Sir Humphrey appears to be alive and well and living at the Department of Transport. I find it really pretty astonishing that nobody there seems to feel that Southern or Govia Thameslink passengers are owed some kind of explanation for having their lives turned upside down over the past eight months.

Apparently not.

The poor put-upon rail minister Paul Maynard tells us that the Chris Gibb report was too technical to be made public - this is the report by the man given a budget of £20m and told to report back on why Southern was really failing.

I have heard rumours that we are to be allowed to see a copy, but that isn't what Parliament was told.

As if this isn't bad enough, GTR and Aslef were told to settle as soon as the #passengerstrike popped up as a possibility. Now they have - and blow me if they are not keeping that agreement secret too.

Who do these people think they are? I don't think I've felt quite so cross since the service first unravelled in May last year. But no, the passengers are being treated as if they were children. It's one thing to be economical with the trains, but quite another to be quite so economical with the truth.

There have been three other significant developments since I last wrote about the rail crisis. First, the National Audit Office investigation of Southern Rail.

Second, the leaked story that the Department are at least giving themselves the option of stripping GTR of their contract.

Third, the Association of British Commuters have now brought their legal action for judicial review - which, given the disdain with which service users are treated - is potentially enormously significant.

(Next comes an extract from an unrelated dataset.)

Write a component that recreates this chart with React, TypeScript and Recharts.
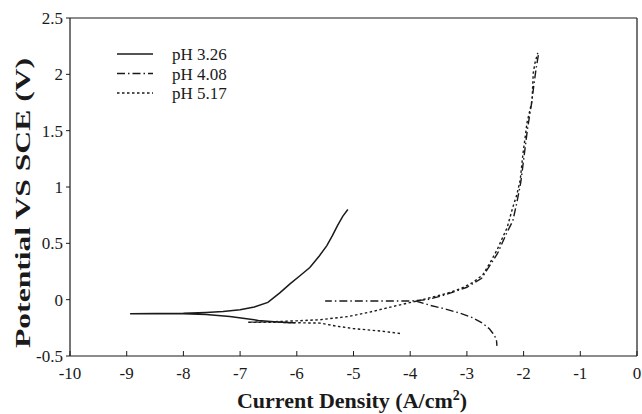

The problem with contracted out public services, as it turned out, was that - in the case of any kind of difficulty between service providers and service users, the government turns out to be implacably on the side of the providers. It certainly wasn't what privatisation was intended to mean.

It may be, now that we have to find a more effective way of making services accountable when the government sees no legitimate role for service users, raising the money for a barrister may be the
most powerful way forward.

A couple of odd questions I want to ask...

First, why are the government delaying the announcement that they are stripping GTR of the Southern franchise? Is it because they were planning to appoint Chris Gibb himself as chief executive, and don't know how to do so without releasing his report to the public? Or do the criticisms said to be in his report now rule him out?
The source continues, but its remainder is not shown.